Natürlich ist auch das wieder weiter weg, also Taxi. Wir irren noch ein bisschen im Hafen umher, bis wir über eine steile Treppe in den ersten Stock eines klapprigen Hauses gelangen. Viele Menschen laufen hier scheinbar willenlos durch die Gegend, einer fragt uns endlich, was wir wollen. Zum Chef. Huch! Wir erklären die Angelegenheiten zum fünften oder sechsten Mal, die Lady schüttelt den Kopf, aber, oh Wunder, der Chef lässt uns vorsprechen. In seinem Zimmer sitzen noch zwei  Männer, die gar nicht gehen möchten, weil wir Exotentruppe doch mal was anderes sind.

Aber es gibt keinen Platz, also müssen sie gehen.
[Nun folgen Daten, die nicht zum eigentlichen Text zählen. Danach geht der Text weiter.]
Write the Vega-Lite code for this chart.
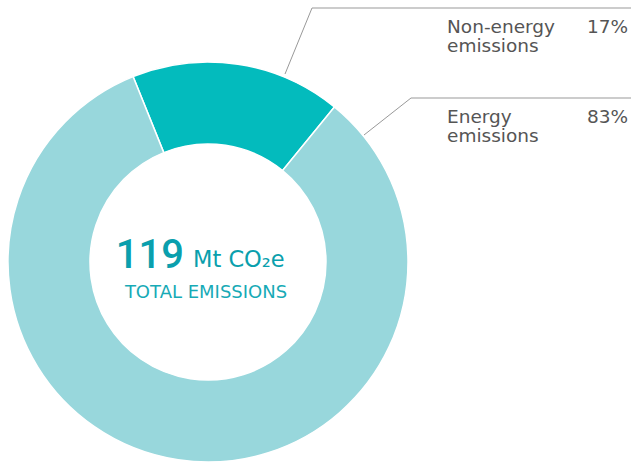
{
  "$schema": "https://vega.github.io/schema/vega-lite/v6.json",
  "width": 631,
  "height": 464,
  "autosize": "none",
  "padding": 0,
  "background": "white",
  "config": {"view": {"stroke": null}},
  "data": {"values": [{}]},
  "resolve": {"scale": {"color": "independent", "theta": "independent"}},
  "layer": [
    {
      "data": {"values": [
        {"category": "Non-energy emissions", "share": 17, "ord": 1},
        {"category": "Energy emissions", "share": 83, "ord": 2}
      ]},
      "mark": {"type": "arc", "outerRadius": 200, "innerRadius": 118, "stroke": "white", "strokeWidth": 1.5},
      "encoding": {
        "theta": {"field": "share", "type": "quantitative", "stack": true, "scale": {"range": [-0.384, 5.899]}},
        "order": {"field": "ord", "type": "quantitative"},
        "color": {"field": "category", "type": "nominal", "legend": null,
          "scale": {"domain": ["Non-energy emissions", "Energy emissions"], "range": ["#03BBBD", "#98D7DC"]}},
        "x": {"datum": 208, "type": "quantitative", "scale": {"domain": [0, 631], "nice": false, "zero": false}, "axis": null},
        "y": {"datum": 262, "type": "quantitative", "scale": {"domain": [0, 464], "nice": false, "zero": false, "reverse": true}, "axis": null}
      }
    },
    {
      "mark": {"type": "text", "text": "119", "align": "right", "baseline": "alphabetic", "fontSize": 40, "fontWeight": 500, "font": "Roboto", "color": "#0A9FAD"},
      "encoding": {"x": {"datum": 184, "type": "quantitative"}, "y": {"datum": 268, "type": "quantitative"}}
    },
    {
      "mark": {"type": "text", "text": "Mt CO₂e", "align": "left", "baseline": "alphabetic", "fontSize": 22.5, "fontWeight": "normal", "font": "DejaVu Sans", "color": "#0A9FAD"},
      "encoding": {"x": {"datum": 193, "type": "quantitative"}, "y": {"datum": 267, "type": "quantitative"}}
    },
    {
      "mark": {"type": "text", "text": "TOTAL EMISSIONS", "align": "center", "baseline": "alphabetic", "fontSize": 18, "font": "DejaVu Sans", "fontWeight": "normal", "color": "#17AAB6"},
      "encoding": {"x": {"datum": 206, "type": "quantitative"}, "y": {"datum": 298, "type": "quantitative"}}
    },
    {
      "mark": {"type": "rule", "color": "#999999", "strokeWidth": 1},
      "encoding": {"x": {"datum": 285, "type": "quantitative"}, "y": {"datum": 74, "type": "quantitative"}, "x2": {"datum": 312}, "y2": {"datum": 8}}
    },
    {
      "mark": {"type": "rule", "color": "#999999", "strokeWidth": 1},
      "encoding": {"x": {"datum": 312, "type": "quantitative"}, "y": {"datum": 8, "type": "quantitative"}, "x2": {"datum": 631}, "y2": {"datum": 8}}
    },
    {
      "mark": {"type": "rule", "color": "#999999", "strokeWidth": 1},
      "encoding": {"x": {"datum": 364, "type": "quantitative"}, "y": {"datum": 135, "type": "quantitative"}, "x2": {"datum": 411}, "y2": {"datum": 98}}
    },
    {
      "mark": {"type": "rule", "color": "#999999", "strokeWidth": 1},
      "encoding": {"x": {"datum": 411, "type": "quantitative"}, "y": {"datum": 98, "type": "quantitative"}, "x2": {"datum": 631}, "y2": {"datum": 98}}
    },
    {
      "mark": {"type": "text", "text": ["Non-energy", "emissions"], "align": "left", "baseline": "alphabetic", "lineHeight": 19, "fontSize": 18.5, "font": "DejaVu Sans", "fontWeight": "normal", "color": "#555555"},
      "encoding": {"x": {"datum": 447, "type": "quantitative"}, "y": {"datum": 33, "type": "quantitative"}}
    },
    {
      "mark": {"type": "text", "text": "17%", "align": "right", "baseline": "alphabetic", "fontSize": 18.5, "font": "DejaVu Sans", "fontWeight": "normal", "color": "#555555"},
      "encoding": {"x": {"datum": 628, "type": "quantitative"}, "y": {"datum": 33, "type": "quantitative"}}
    },
    {
      "mark": {"type": "text", "text": ["Energy", "emissions"], "align": "left", "baseline": "alphabetic", "lineHeight": 19, "fontSize": 18.5, "font": "DejaVu Sans", "fontWeight": "normal", "color": "#555555"},
      "encoding": {"x": {"datum": 447, "type": "quantitative"}, "y": {"datum": 123, "type": "quantitative"}}
    },
    {
      "mark": {"type": "text", "text": "83%", "align": "right", "baseline": "alphabetic", "fontSize": 18.5, "font": "DejaVu Sans", "fontWeight": "normal", "color": "#555555"},
      "encoding": {"x": {"datum": 628, "type": "quantitative"}, "y": {"datum": 123, "type": "quantitative"}}
    }
  ]
}
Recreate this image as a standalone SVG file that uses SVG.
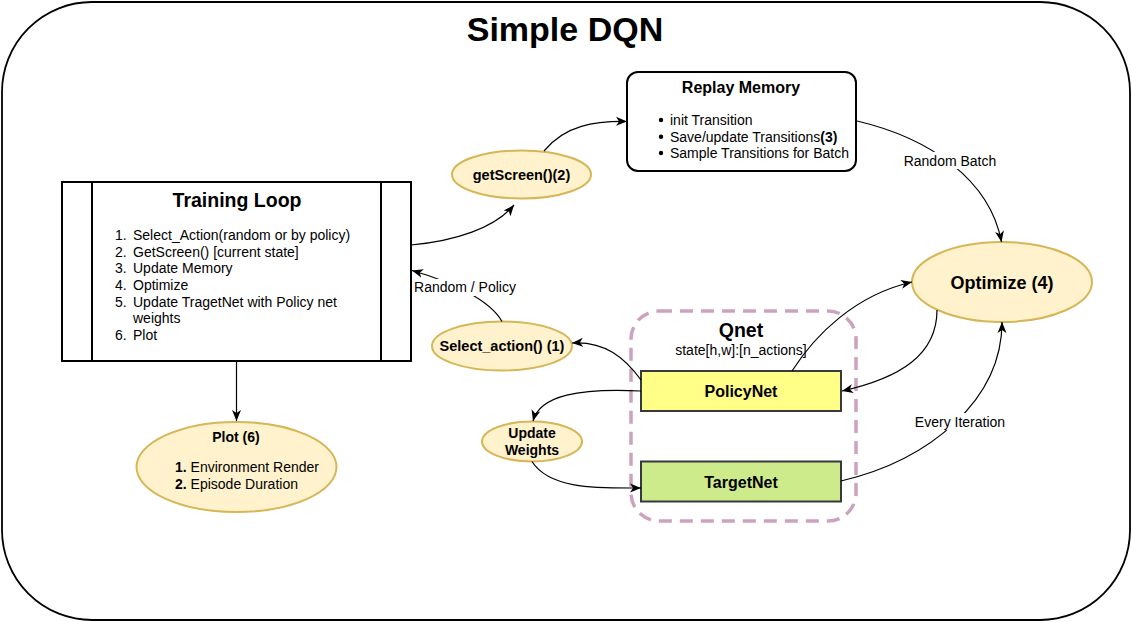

Einer ist sich sicher, dass ich Holländerin bin, aber auch das verhindert nicht, dass er rausfliegt. Der Chef, 1,50 groß und wichtig, nimmt sich unserer an: Das ließe sich doch alles regeln. Hoffnung! Tatsächlich tippt er eigenhändig in seinen Rechner, schickt jemanden los, mit Mendoza zu telefonieren, weil Francis da eingereist ist, beschäftigt ein, zwei weitere Leute, erzählt zwischendurch, er würde im Oktober mit seiner Frau Urlaub in Frankreich machen, tippt weiter, scheucht Leute und versichert uns. wir dürften an keiner Grenze Probleme haben. Bevor er uns allen die Hand drückt, drückt er mir noch seine Karte samt privater Handynummer in die Hand – für den Fall aller Fälle. Fröhlich ziehen wir davon, ich höre noch ein „Hasta  luego, holandesa“. Vor der Tür gucken wir mal, was Chef Muzio geschrieben hat. Och… Francis‘ Nachnamen hat er vergessen, aus uns Kitzings gemacht… Ich nehme die Papiere und den Pass von Francis und stiefel wieder die Treppe hoch. Ist ja, wie nach Hause kommen: Ich werde sofort zum Chef  durchgewunken. Ein bisschen irritiert ist er schon, mich so schnell wiederzusehen. Ich mache auf Superdummchen und schlage die Augen auf und zu: Ob er wohl korrigieren könne? Aber selbstverständlich! Wir sind doch Freunde fürs Leben 🙂

 Nun haben wir wirklich alle Papiere zusammen. Na gut. Die internationale Bestätigung kommt morgen noch, aber im Prinzip ist alles bestens. Wieder ein Taxi, Café im Bankenviertel. Juan schießt los, um die Kaufverträge neu ausdrucken zu lassen, wir anderen lassen uns ermattet in die Sessel fallen. Dann unterschreibt Francis alles; wäre Maëlle nicht, hätte er nicht einmal eine Kopie. Wir trennen uns mit Küsschen, laufen zur U-Bahn und fahren direkt nach Hause. 

Unsere Nerven beruhigen wir mit Obst und Toast. Und verabreden uns mit Soledad zum Essen in einem Parrillaladen in der Av de Estado de Israel. Gegen halb neun landen wir per Taxi in Villa Crespo in einem Restaurant mit dem fast schon lyrischen Namen „Dale perijil al toro“. Gib dem Stier Petersilie. Sehr hoher Raum mit viel Patina, dekoriert mit alten Schallplatten und nostalgischen Bildern. Zu trinken gibt es guten Malbec, als Vorspeise teilen wir Empanadas, gebratenen Provolone und Rinderzunge in Essig, als Hauptgang teilen Sole und ich eine Parrilla Negra (gegrilltes Rindfleisch in einer Rotweinsauce), Juan entscheidet sich für Ravioli. Immer noch nicht genug. Bevor wir vollends platzen, bestellen wir Milchreis, Crema catalana und in Schokolade gebratene Bananen. Alles zusammen für unter 60 Euro. Wenigstens das Essen ist relativ günstig hier. Mit Sole reden wir über ihre Zeit in London und Berlin, vor allem aber über ihr Ankommen in Buenos Aires. Hier fühlt sie sich nun richtig wohl, das sieht man ihr auch an. Sie hat etwas Strahlendes. Und ist ungeheuer vital. Ständig wird gesimst und verabredet. Sie muss nun, gegen elf, gleich los. Tango in San Telmo. Wir sind viel zu erledigt, um überhaupt darüber nachzudenken, ob wir mitgehen und trollen uns nach Hause.